Description of the task:
Everything from the first line to the line containing "const textColor = '#1a1a1a';" is to be repeated exactly; nothing past it.

Source excerpt:
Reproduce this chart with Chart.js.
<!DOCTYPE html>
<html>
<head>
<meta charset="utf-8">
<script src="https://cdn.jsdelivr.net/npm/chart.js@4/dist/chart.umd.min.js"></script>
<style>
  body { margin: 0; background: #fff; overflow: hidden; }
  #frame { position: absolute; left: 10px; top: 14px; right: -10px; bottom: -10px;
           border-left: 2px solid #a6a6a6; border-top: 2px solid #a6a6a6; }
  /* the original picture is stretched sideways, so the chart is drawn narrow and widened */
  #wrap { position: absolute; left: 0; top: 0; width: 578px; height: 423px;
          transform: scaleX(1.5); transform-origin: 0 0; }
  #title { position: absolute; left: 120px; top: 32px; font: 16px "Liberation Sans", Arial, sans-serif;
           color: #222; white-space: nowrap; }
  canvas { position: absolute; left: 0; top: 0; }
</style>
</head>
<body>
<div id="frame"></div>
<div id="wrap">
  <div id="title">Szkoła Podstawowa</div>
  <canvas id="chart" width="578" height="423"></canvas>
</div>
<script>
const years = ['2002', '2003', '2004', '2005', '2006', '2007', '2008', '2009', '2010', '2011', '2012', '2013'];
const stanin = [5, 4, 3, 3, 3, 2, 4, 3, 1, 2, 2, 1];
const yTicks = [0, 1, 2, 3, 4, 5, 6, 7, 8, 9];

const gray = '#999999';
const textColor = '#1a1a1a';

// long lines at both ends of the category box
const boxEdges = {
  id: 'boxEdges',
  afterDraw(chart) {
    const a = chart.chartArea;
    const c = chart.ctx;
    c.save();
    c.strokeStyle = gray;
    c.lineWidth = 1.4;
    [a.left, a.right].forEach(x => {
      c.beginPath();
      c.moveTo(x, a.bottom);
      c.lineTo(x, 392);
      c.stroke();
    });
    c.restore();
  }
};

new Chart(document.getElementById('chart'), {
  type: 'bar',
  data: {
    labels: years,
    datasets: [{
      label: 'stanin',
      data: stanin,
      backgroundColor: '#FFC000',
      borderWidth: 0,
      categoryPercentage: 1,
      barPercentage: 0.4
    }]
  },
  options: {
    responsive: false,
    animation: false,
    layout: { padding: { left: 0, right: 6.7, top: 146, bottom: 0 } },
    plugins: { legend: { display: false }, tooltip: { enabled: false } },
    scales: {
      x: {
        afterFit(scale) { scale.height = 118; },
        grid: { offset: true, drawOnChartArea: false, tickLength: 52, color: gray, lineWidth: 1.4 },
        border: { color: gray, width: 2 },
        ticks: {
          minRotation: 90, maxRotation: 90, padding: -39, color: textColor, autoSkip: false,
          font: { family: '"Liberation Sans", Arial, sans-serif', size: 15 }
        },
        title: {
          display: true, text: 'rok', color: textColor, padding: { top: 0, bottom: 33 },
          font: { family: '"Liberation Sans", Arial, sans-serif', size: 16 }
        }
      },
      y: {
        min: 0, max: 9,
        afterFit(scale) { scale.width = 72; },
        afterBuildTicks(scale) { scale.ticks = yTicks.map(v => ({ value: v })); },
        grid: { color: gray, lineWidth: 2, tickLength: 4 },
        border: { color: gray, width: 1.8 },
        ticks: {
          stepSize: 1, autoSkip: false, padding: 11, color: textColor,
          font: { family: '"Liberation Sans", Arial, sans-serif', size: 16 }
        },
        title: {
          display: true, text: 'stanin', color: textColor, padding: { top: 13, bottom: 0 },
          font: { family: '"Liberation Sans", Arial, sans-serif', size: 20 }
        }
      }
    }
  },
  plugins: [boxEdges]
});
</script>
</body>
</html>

Result of the exercise:
Reproduce this chart with Chart.js.
<!DOCTYPE html>
<html>
<head>
<meta charset="utf-8">
<script src="https://cdn.jsdelivr.net/npm/chart.js@4/dist/chart.umd.min.js"></script>
<style>
  body { margin: 0; background: #fff; overflow: hidden; }
  #frame { position: absolute; left: 10px; top: 14px; right: -10px; bottom: -10px;
           border-left: 2px solid #a6a6a6; border-top: 2px solid #a6a6a6; }
  /* the original picture is stretched sideways, so the chart is drawn narrow and widened */
  #wrap { position: absolute; left: 0; top: 0; width: 578px; height: 423px;
          transform: scaleX(1.5); transform-origin: 0 0; }
  #title { position: absolute; left: 120px; top: 32px; font: 16px "Liberation Sans", Arial, sans-serif;
           color: #222; white-space: nowrap; }
  canvas { position: absolute; left: 0; top: 0; }
</style>
</head>
<body>
<div id="frame"></div>
<div id="wrap">
  <div id="title">Szkoła Podstawowa</div>
  <canvas id="chart" width="578" height="423"></canvas>
</div>
<script>
const years = ['2002', '2003', '2004', '2005', '2006', '2007', '2008', '2009', '2010', '2011', '2012', '2013'];
const stanin = [5, 4, 3, 3, 3, 2, 4, 3, 1, 2, 2, 1];
const yTicks = [0, 1, 2, 3, 4, 5, 6, 7, 8, 9];

const gray = '#999999';
const textColor = '#1a1a1a';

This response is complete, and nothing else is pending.